Over 22,000 Myanmar Muslims have been displaced, UN claims

The United Nations has reported that 22,000 Myanmar Muslims have been displaced in the latest wave of bloody sectarian violence in Rakhine state, as tensions between Buddhists and Muslims continue to flare.

This places the current number of displaced Myanmar Muslims at 100,000, increasingly pushed into over-crowded and squalid refugee camps.

Human Rights Watch has released satellite images purporting to show numerous destroyed Muslim homes. The images show around 811 destroyed buildings in the coastal town of Kyauk Pyu, which hosts a majority Muslim population, says HRW. 

The arson attacks appear to have taken place on October 24th. Myanmar's government has acknowledged that 80 people have died thus far in the sectarian violence, says the BBC, and over 4,600 houses have been burnt.

More from GlobalPost: Rights groups sound alarm for Myanmar Muslims

The Rohingya-advocacy group Arakan Rohingya National Organization (or ARNO) has rather different figures: on Saturday, they claimed 360 dead and over 3,500 buildings burned in the renewed violence.
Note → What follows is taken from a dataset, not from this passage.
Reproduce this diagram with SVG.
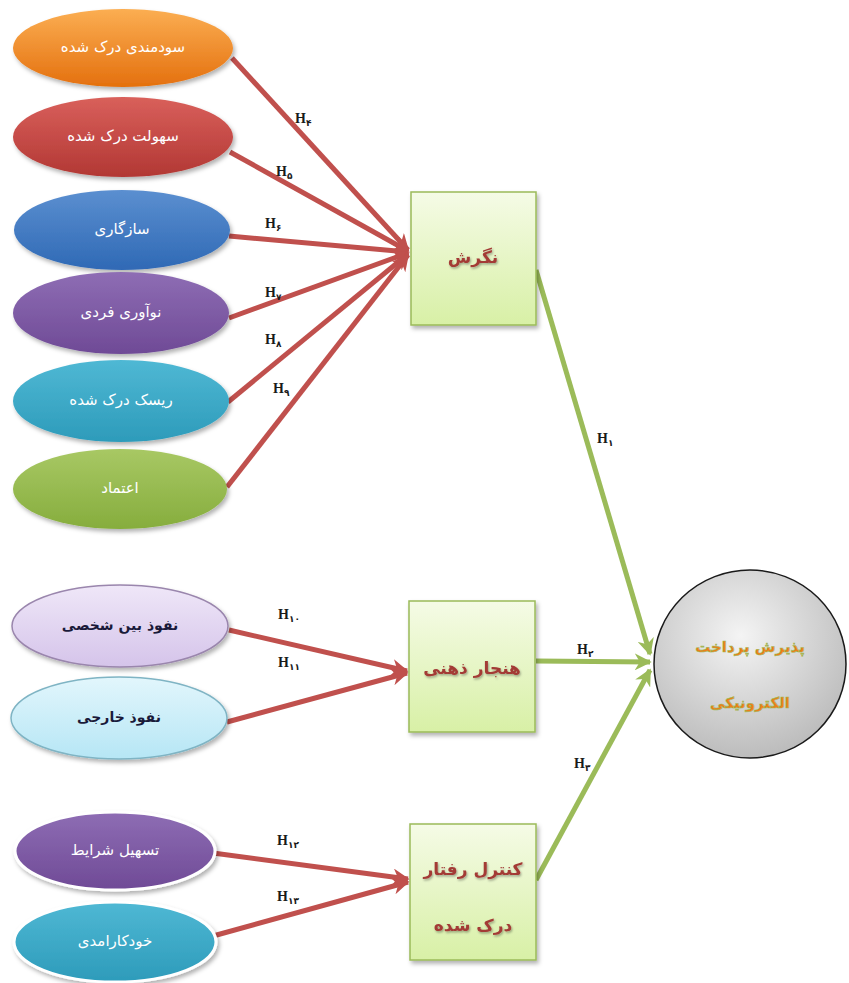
<svg xmlns="http://www.w3.org/2000/svg" width="849" height="983" viewBox="0 0 849 983">
<defs>
<style>
.et{font-family:"DejaVu Sans",sans-serif;font-size:15px;fill:#ffffff;text-anchor:middle;dominant-baseline:central}
.ed{font-family:"DejaVu Sans",sans-serif;font-size:14px;font-weight:bold;fill:#1a1a3a;text-anchor:middle;dominant-baseline:central}
.bt{font-family:"DejaVu Sans",sans-serif;font-size:17px;font-weight:bold;fill:#a33a36;text-anchor:middle;dominant-baseline:central}
.ct{font-family:"DejaVu Sans",sans-serif;font-size:15px;font-weight:bold;fill:#f07d1a;stroke:#9bbb59;stroke-width:0.6;text-anchor:middle;dominant-baseline:central}
.hl{font-family:"Liberation Serif",serif;font-size:14px;font-weight:bold;fill:#1a1a1a}
.hs{font-family:"DejaVu Sans",sans-serif;font-size:9px}
.red{stroke:#c0504d;stroke-width:5;fill:none;marker-end:url(#ar)}
.grn{stroke:#9bbb59;stroke-width:5;fill:none;marker-end:url(#ag)}
.box{fill:url(#gb);stroke:#9bbb59;stroke-width:1.5;filter:url(#sh)}
</style>
<filter id="sh" x="-20%" y="-20%" width="140%" height="140%"><feDropShadow dx="2" dy="3" stdDeviation="2" flood-color="#000" flood-opacity="0.3"/></filter>
<filter id="ts" x="-20%" y="-20%" width="140%" height="140%"><feDropShadow dx="1" dy="1.5" stdDeviation="1" flood-color="#000" flood-opacity="0.35"/></filter>
<marker id="ar" viewBox="0 0 10 10" refX="9" refY="5" markerWidth="3.4" markerHeight="3.4" orient="auto" markerUnits="strokeWidth"><path d="M0,0 L10,5 L0,10 L3,5 Z" fill="#c0504d"/></marker>
<marker id="ag" viewBox="0 0 10 10" refX="9" refY="5" markerWidth="3.4" markerHeight="3.4" orient="auto" markerUnits="strokeWidth"><path d="M0,0 L10,5 L0,10 L3,5 Z" fill="#9bbb59"/></marker>
<linearGradient id="go" x1="0" y1="0" x2="0" y2="1"><stop offset="0" stop-color="#fbae52"/><stop offset="1" stop-color="#e4700e"/></linearGradient>
<linearGradient id="gr" x1="0" y1="0" x2="0" y2="1"><stop offset="0" stop-color="#d9605b"/><stop offset="1" stop-color="#b23834"/></linearGradient>
<linearGradient id="gbl" x1="0" y1="0" x2="0" y2="1"><stop offset="0" stop-color="#5b8fd0"/><stop offset="1" stop-color="#2f69b5"/></linearGradient>
<linearGradient id="gp" x1="0" y1="0" x2="0" y2="1"><stop offset="0" stop-color="#8e6db4"/><stop offset="1" stop-color="#6f4a96"/></linearGradient>
<linearGradient id="gt" x1="0" y1="0" x2="0" y2="1"><stop offset="0" stop-color="#4fb8d4"/><stop offset="1" stop-color="#2d9bba"/></linearGradient>
<linearGradient id="gg" x1="0" y1="0" x2="0" y2="1"><stop offset="0" stop-color="#a8c864"/><stop offset="1" stop-color="#86ad3d"/></linearGradient>
<linearGradient id="gl" x1="0" y1="0" x2="0" y2="1"><stop offset="0" stop-color="#efe7f8"/><stop offset="1" stop-color="#d5c4ea"/></linearGradient>
<linearGradient id="gc" x1="0" y1="0" x2="0" y2="1"><stop offset="0" stop-color="#e2f6fc"/><stop offset="1" stop-color="#b6e6f5"/></linearGradient>
<linearGradient id="gb" x1="0" y1="0" x2="0" y2="1"><stop offset="0" stop-color="#f5fbe6"/><stop offset="1" stop-color="#d8f0a6"/></linearGradient>
<radialGradient id="gci" cx="0.45" cy="0.35" r="0.7"><stop offset="0" stop-color="#f4f4f4"/><stop offset="1" stop-color="#b8b8b8"/></radialGradient>
</defs>
<rect width="849" height="983" fill="#ffffff"/>

<g id="connectors">
<line class="red" x1="232" y1="58" x2="408" y2="250"/>
<line class="red" x1="230" y1="152" x2="408" y2="251"/>
<line class="red" x1="229" y1="236" x2="408" y2="252"/>
<line class="red" x1="229" y1="318" x2="408" y2="253"/>
<line class="red" x1="228" y1="402" x2="408" y2="254"/>
<line class="red" x1="227" y1="487" x2="408" y2="255"/>
<line class="red" x1="229" y1="630" x2="407" y2="671"/>
<line class="red" x1="227" y1="722" x2="407" y2="673"/>
<line class="red" x1="213" y1="853" x2="408" y2="879"/>
<line class="red" x1="213" y1="936" x2="408" y2="882"/>
<line class="grn" x1="536" y1="270" x2="650" y2="654"/>
<line class="grn" x1="536" y1="661" x2="650" y2="662"/>
<line class="grn" x1="536" y1="880" x2="650" y2="670"/>
<text class="hl" x="295" y="123">H<tspan class="hs" dy="3">۴</tspan></text>
<text class="hl" x="276" y="176">H<tspan class="hs" dy="3">۵</tspan></text>
<text class="hl" x="265" y="228">H<tspan class="hs" dy="3">۶</tspan></text>
<text class="hl" x="265" y="297">H<tspan class="hs" dy="3">۷</tspan></text>
<text class="hl" x="265" y="344">H<tspan class="hs" dy="3">۸</tspan></text>
<text class="hl" x="273" y="393">H<tspan class="hs" dy="3">۹</tspan></text>
<text class="hl" x="278" y="619">H<tspan class="hs" dy="3">۱۰</tspan></text>
<text class="hl" x="278" y="667">H<tspan class="hs" dy="3">۱۱</tspan></text>
<text class="hl" x="277" y="845">H<tspan class="hs" dy="3">۱۲</tspan></text>
<text class="hl" x="277" y="901">H<tspan class="hs" dy="3">۱۳</tspan></text>
<text class="hl" x="597" y="443">H<tspan class="hs" dy="3">۱</tspan></text>
<text class="hl" x="577" y="654">H<tspan class="hs" dy="3">۲</tspan></text>
<text class="hl" x="574" y="768">H<tspan class="hs" dy="3">۳</tspan></text>
</g>

<g id="n-sodmandi"><ellipse cx="123" cy="48" rx="110" ry="39" fill="url(#go)" filter="url(#sh)"/><text class="et" x="123" y="47">سودمندی درک شده</text></g>
<g id="n-sohoolat"><ellipse cx="123" cy="137" rx="110" ry="40" fill="url(#gr)" filter="url(#sh)"/><text class="et" x="123" y="136">سهولت درک شده</text></g>
<g id="n-sazgari"><ellipse cx="122" cy="230" rx="108" ry="40" fill="url(#gbl)" filter="url(#sh)"/><text class="et" x="122" y="229">سازگاری</text></g>
<g id="n-noavari"><ellipse cx="121" cy="313" rx="108" ry="41" fill="url(#gp)" filter="url(#sh)"/><text class="et" x="121" y="312">نوآوری فردی</text></g>
<g id="n-risk"><ellipse cx="121" cy="401" rx="108" ry="41" fill="url(#gt)" filter="url(#sh)"/><text class="et" x="121" y="400">ریسک درک شده</text></g>
<g id="n-etemad"><ellipse cx="120" cy="489" rx="107" ry="40" fill="url(#gg)" filter="url(#sh)"/><text class="et" x="120" y="488">اعتماد</text></g>
<g id="n-nofooz-bein"><ellipse cx="120" cy="626" rx="108" ry="41" fill="url(#gl)" stroke="#9a86ad" stroke-width="1.5" filter="url(#sh)"/><text class="ed" x="120" y="625">نفوذ بین شخصی</text></g>
<g id="n-nofooz-khareji"><ellipse cx="119" cy="718" rx="108" ry="41" fill="url(#gc)" stroke="#7fb4c4" stroke-width="1.5" filter="url(#sh)"/><text class="ed" x="119" y="717">نفوذ خارجی</text></g>
<g id="n-tasheel"><ellipse cx="115" cy="851" rx="100" ry="39" fill="url(#gp)" stroke="#ffffff" stroke-width="3" filter="url(#sh)"/><text class="et" x="115" y="850">تسهیل شرایط</text></g>
<g id="n-khodkaramadi"><ellipse cx="115" cy="942" rx="101" ry="40" fill="url(#gt)" stroke="#ffffff" stroke-width="3" filter="url(#sh)"/><text class="et" x="115" y="941">خودکارامدی</text></g>

<g id="n-negaresh"><rect class="box" x="411" y="192" width="125" height="133"/><text class="bt" x="473" y="257" filter="url(#ts)">نگرش</text></g>
<g id="n-hanjar"><rect class="box" x="409" y="601" width="126" height="131"/><text class="bt" x="472" y="668" filter="url(#ts)">هنجار ذهنی</text></g>
<g id="n-kontrol"><rect class="box" x="410" y="824" width="126" height="136"/><text class="bt" x="473" y="869" filter="url(#ts)">کنترل رفتار</text><text class="bt" x="473" y="925" filter="url(#ts)">درک شده</text></g>
<g id="n-paziresh"><ellipse cx="750" cy="664" rx="96" ry="94" fill="url(#gci)" stroke="#1a1a1a" stroke-width="1.5"/><text class="ct" x="750" y="647">پذیرش پرداخت</text><text class="ct" x="750" y="703">الکترونیکی</text></g>
</svg>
HRW said on Saturday that Myanmar's government should "take immediate steps to stop sectarian violence against the Rohingya Muslim population in Arakan State, in western Burma, and ensure protection and aid to both Rohingyas and Arakanese in the state." 

Zafar Ahmad bin Abdul Ghani, president of Myanmar Ethnic Rohingya Human Rights Organization Malaysia, critiqued the United Nations response to the violence on Friday, claiming that the UN had "failed" to protect the Rohingya.

"The United Nations must be accountable for the massacre of Rohingyas in Arakan State," said Ghani. "The failure of the United Nations to stop the massacre has caused thousands of Rohingyas to be murdered brutally."

The fighting is a continuation of violence ignited last summer, when 80 people died after a group of Muslims were accused of raping a Buddhist girl. About 800,000 Muslims reside in Rakhine state.